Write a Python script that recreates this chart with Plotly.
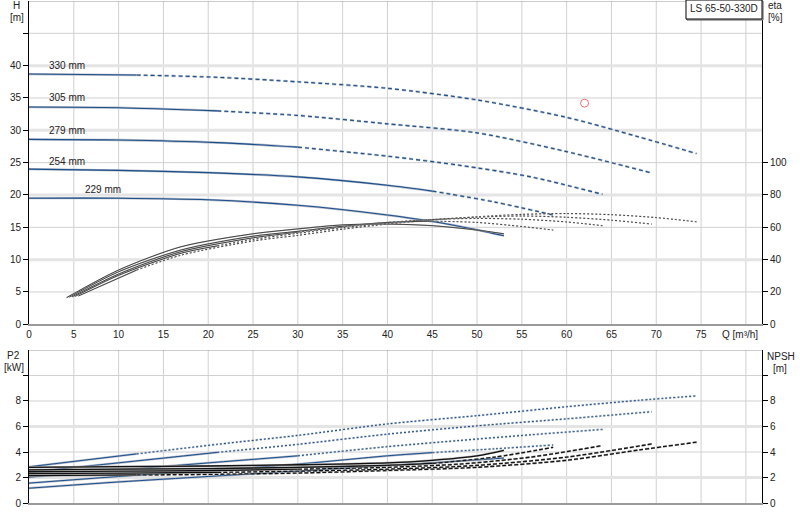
import plotly.graph_objects as go

# Rotores (diâmetros) e ponto onde a curva passa de contínua para tracejada
DIAMETERS = ["330 mm", "305 mm", "279 mm", "254 mm", "229 mm"]
SPLIT_Q = [12, 21, 30, 45, None]

# Vazão Q [m³/h] para H, P2 e NPSH
q_330 = [0, 12, 21, 30, 40, 50, 60, 68, 74.5]
q_305 = [0, 10, 21, 30, 40, 50, 60, 69.5]
q_279 = [0, 10, 21, 30, 40, 48, 56, 64]
q_254 = [0, 10, 20, 30, 40, 45, 52, 58.5]
q_229 = [0, 10, 20, 30, 40, 45, 50, 53]

# Altura H [m]
h_330 = [38.7, 38.55, 38.2, 37.5, 36.5, 34.7, 32.0, 29.0, 26.4]
h_305 = [33.6, 33.5, 33.0, 32.3, 31.0, 29.6, 26.7, 23.4]
h_279 = [28.6, 28.5, 28.1, 27.4, 26.0, 24.6, 22.8, 20.1]
h_254 = [24.0, 23.8, 23.45, 22.8, 21.5, 20.6, 18.9, 16.9]
h_229 = [19.5, 19.5, 19.25, 18.4, 16.9, 15.9, 14.6, 13.7]

# Potência P2 [kW]
p2_330 = [2.84, 3.85, 4.6, 5.3, 6.2, 6.85, 7.55, 8.05, 8.4]
p2_305 = [2.42, 3.15, 3.97, 4.6, 5.4, 6.05, 6.6, 7.16]
p2_279 = [2.03, 2.58, 3.2, 3.7, 4.42, 4.9, 5.35, 5.77]
p2_254 = [1.56, 2.08, 2.55, 3.05, 3.7, 3.95, 4.25, 4.55]
p2_229 = [1.16, 1.65, 2.08, 2.5, 2.95, 3.15, 3.38, 3.53]

# NPSH [m]
npsh_330 = [2.15, 2.2, 2.25, 2.35, 2.55, 2.8, 3.35, 4.15, 4.77]
npsh_305 = [2.3, 2.35, 2.4, 2.5, 2.65, 2.95, 3.6, 4.63]
npsh_279 = [2.45, 2.5, 2.55, 2.65, 2.8, 3.05, 3.6, 4.5]
npsh_254 = [2.6, 2.65, 2.7, 2.8, 2.95, 3.1, 3.6, 4.37]
npsh_229 = [2.8, 2.85, 2.9, 3.0, 3.15, 3.35, 3.7, 4.13]

# Rendimento eta [%] (vazões próprias)
qe_330 = [5.5, 12, 17, 25, 30, 35, 40, 45, 50, 55, 60, 65, 70, 74.5]
qe_305 = [5.1, 10, 17, 21, 25, 30, 35, 40, 45, 50, 55, 60, 65, 69.5]
qe_279 = [4.8, 10, 17, 25, 30, 35, 40, 45, 50, 55, 60, 64]
qe_254 = [4.5, 10, 17, 25, 30, 35, 40, 45, 50, 55, 58.5]
qe_229 = [4.2, 10, 17, 25, 30, 35, 40, 45, 50, 53]
eta_330 = [17.5, 33.5, 42.8, 51.5, 55, 58.8, 62, 64.5, 66.5, 68, 68.5, 67.8, 66, 63.4]
eta_305 = [17.2, 30.3, 44, 48.5, 52.5, 56.3, 59.8, 62.5, 64.8, 66.3, 67, 66.2, 64.4, 62]
eta_279 = [17, 31.1, 45, 53.5, 57, 60.3, 63, 64.8, 65.5, 65, 63.3, 61]
eta_254 = [16.8, 32.5, 46, 54.5, 57.5, 60.7, 63, 63.8, 63, 60.5, 58.3]
eta_229 = [16.5, 33.6, 48, 56, 59, 61.5, 62, 61, 58.3, 56]

# Ponto de trabalho
duty_q = [62]
duty_h = [34.2]

Q_ALL = [q_330, q_305, q_279, q_254, q_229]
H_ALL = [h_330, h_305, h_279, h_254, h_229]
P2_ALL = [p2_330, p2_305, p2_279, p2_254, p2_229]
NPSH_ALL = [npsh_330, npsh_305, npsh_279, npsh_254, npsh_229]
QE_ALL = [qe_330, qe_305, qe_279, qe_254, qe_229]
ETA_ALL = [eta_330, eta_305, eta_279, eta_254, eta_229]

FONT = dict(family="Liberation Sans, Arial", size=10, color="#222222")
BLUE = "#1a4f8b"
BLUE_UNDER = "#b3b9c7"
GRID = "#d0d0d0"
GRID_THICK = "#e4e4e4"


def px_x(px):
    return (px - 29) / 733


def px_y(py):
    return (503 - py) / 502


def split(qs, vs, qsplit):
    if qsplit is None:
        return [(qs, vs, None)]
    i = qs.index(qsplit)
    return [(qs[:i + 1], vs[:i + 1], None), (qs[i:], vs[i:], "dash")]


def add_curve(fig, qs, vs, qsplit, xa, ya, color, under, width, dash, extra=1.2):
    for sq, sv, d in split(qs, vs, qsplit):
        d = dash if d else None
        fig.add_trace(go.Scatter(
            x=sq, y=sv, xaxis=xa, yaxis=ya, mode="lines",
            line=dict(color=under, width=width + extra, dash=d, shape="spline", smoothing=0.8),
            hoverinfo="skip", showlegend=False))
        fig.add_trace(go.Scatter(
            x=sq, y=sv, xaxis=xa, yaxis=ya, mode="lines",
            line=dict(color=color, width=width, dash=d, shape="spline", smoothing=0.8),
            hoverinfo="skip", showlegend=False))


fig = go.Figure()

for i in range(len(DIAMETERS)):
    qs = SPLIT_Q[i]
    add_curve(fig, Q_ALL[i], H_ALL[i], qs, "x", "y", BLUE, BLUE_UNDER, 1.1, "4px,3px")
    add_curve(fig, QE_ALL[i], ETA_ALL[i], qs, "x", "y2", "#111111", "#b8b8b8", 0.7, "2px,2px", 0.6)
    add_curve(fig, Q_ALL[i], P2_ALL[i], qs, "x2", "y3", BLUE, BLUE_UNDER, 1.0, "2px,2px")
    add_curve(fig, Q_ALL[i], NPSH_ALL[i], qs, "x2", "y4", "#111111", "#b0b0b0", 1.3, "4px,2px", 0.8)

fig.add_trace(go.Scatter(
    x=duty_q, y=duty_h, xaxis="x", yaxis="y", mode="markers",
    marker=dict(symbol="circle-open", size=8, color="#f07070", line=dict(width=1)),
    hoverinfo="skip", showlegend=False))

# Rótulos dos diâmetros
label_pos = [(2.0, 40.1), (2.0, 35.0), (2.0, 29.95), (2.0, 25.2), (6.0, 20.9)]
annotations = []
for name, (lx, ly) in zip(DIAMETERS, label_pos):
    annotations.append(dict(x=lx, y=ly, xref="x", yref="y", text=name, showarrow=False,
                            xanchor="left", yanchor="middle", font=FONT))

# Títulos dos eixos
for text, px, py in [("H", 16, 6), ("[m]", 17, 18), ("eta", 775, 6), ("[%]", 775, 18),
                     ("P2", 14, 355), ("[kW]", 14, 367), ("NPSH", 781, 356), ("[m]", 780, 368),
                     ("Q [m³/h]", 740, 334), ("LS 65-50-330D", 724, 9)]:
    annotations.append(dict(x=px_x(px), y=px_y(py), xref="paper", yref="paper", text=text,
                            showarrow=False, xanchor="center", yanchor="middle", font=FONT))

# Grade desenhada à mão (linhas de 10 em 10 mais largas e claras)
shapes = []
for qv in range(5, 85, 5):
    shapes.append(dict(type="line", xref="x", yref="y domain", x0=qv, x1=qv, y0=0, y1=1,
                       line=dict(color=GRID, width=1), layer="below"))
    shapes.append(dict(type="line", xref="x2", yref="y3 domain", x0=qv, x1=qv, y0=0, y1=1,
                       line=dict(color=GRID, width=1), layer="below"))
for hv in range(5, 50, 5):
    thick = hv % 10 == 0
    shapes.append(dict(type="line", xref="x domain", yref="y", x0=0, x1=1, y0=hv, y1=hv,
                       line=dict(color=GRID_THICK if thick else GRID, width=3 if thick else 1),
                       layer="below"))
for pv in range(2, 12, 2):
    thick = pv in (2, 6)
    shapes.append(dict(type="line", xref="x2 domain", yref="y3", x0=0, x1=1, y0=pv, y1=pv,
                       line=dict(color=GRID_THICK if thick else GRID, width=3 if thick else 1),
                       layer="below"))
shapes += [
    dict(type="line", xref="x domain", yref="y", x0=0, x1=1, y0=50, y1=50,
         line=dict(color="#999999", width=1)),
    dict(type="line", xref="x2 domain", yref="y3", x0=0, x1=1, y0=12, y1=12,
         line=dict(color="#999999", width=1)),
    dict(type="rect", xref="paper", yref="paper", x0=px_x(687), x1=px_x(763),
         y0=px_y(20), y1=px_y(1), line=dict(color="#555555", width=1), fillcolor="white"),
    dict(type="rect", xref="paper", yref="paper", x0=px_x(686), x1=px_x(762),
         y0=px_y(19), y1=px_y(0), line=dict(color="black", width=1), fillcolor="white"),
]

x_ticks = list(range(0, 85, 5))
x_text = [str(v) if v < 80 else "" for v in x_ticks]
h_ticks = list(range(0, 50, 5))
h_text = [str(v) if v <= 40 else "" for v in h_ticks]
p_ticks = list(range(0, 12, 2))
p_text = [str(v) if v <= 8 else "" for v in p_ticks]

y_common = dict(ticks="outside", ticklen=5, tickcolor="black", showline=True, linecolor="black",
                linewidth=1, zeroline=False, tickfont=FONT, showgrid=False, automargin=False)

fig.update_layout(
    width=800, height=520,
    margin=dict(l=29, r=38, t=1, b=17, autoexpand=False),
    plot_bgcolor="white", paper_bgcolor="white",
    showlegend=False,
    hovermode=False,
    xaxis=dict(domain=[0, 1], range=[0, 81.8], anchor="y", tickmode="array", tickvals=x_ticks,
               ticktext=x_text, ticks="", showgrid=False, automargin=False,
               showline=True, linecolor="#9a9a9a", linewidth=2, zeroline=False, tickfont=FONT),
    xaxis2=dict(domain=[0, 1], range=[0, 81.8], anchor="y3", tickmode="array",
                tickvals=x_ticks, showticklabels=False, ticks="", showgrid=False, automargin=False,
                showline=True, linecolor="#9a9a9a", linewidth=1.5, zeroline=False),
    yaxis=dict(domain=[0.356, 1], range=[0, 50], anchor="x", tickmode="array", tickvals=h_ticks,
               ticktext=h_text, **y_common),
    yaxis2=dict(overlaying="y", side="right", anchor="x", range=[0, 200], tickmode="array",
                tickvals=list(range(0, 120, 20)), **y_common),
    yaxis3=dict(domain=[0, 0.3048], range=[0, 12], anchor="x2", tickmode="array", tickvals=p_ticks,
                ticktext=p_text, **y_common),
    yaxis4=dict(overlaying="y3", side="right", anchor="x2", range=[0, 12], tickmode="array",
                tickvals=p_ticks, ticktext=p_text, **y_common),
    annotations=annotations,
    shapes=shapes,
)

# A página padrão tem margem de 8px no body; zera para alinhar com a imagem
fig.write_html("out.html", config={"displayModeBar": False},
               post_script="document.body.style.margin='0px';")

☆ ☆ ☆ ☆ ☆

DIRECTIONS FOR THIS TASK:
From the first line above to the line containing "q_229 = [0, 10, 20, 30, 40, 45, 50, 53]", repeat each line exactly. Pictures stay out.

FINISHED ANSWER:
Write a Python script that recreates this chart with Plotly.
import plotly.graph_objects as go

# Rotores (diâmetros) e ponto onde a curva passa de contínua para tracejada
DIAMETERS = ["330 mm", "305 mm", "279 mm", "254 mm", "229 mm"]
SPLIT_Q = [12, 21, 30, 45, None]

# Vazão Q [m³/h] para H, P2 e NPSH
q_330 = [0, 12, 21, 30, 40, 50, 60, 68, 74.5]
q_305 = [0, 10, 21, 30, 40, 50, 60, 69.5]
q_279 = [0, 10, 21, 30, 40, 48, 56, 64]
q_254 = [0, 10, 20, 30, 40, 45, 52, 58.5]
q_229 = [0, 10, 20, 30, 40, 45, 50, 53]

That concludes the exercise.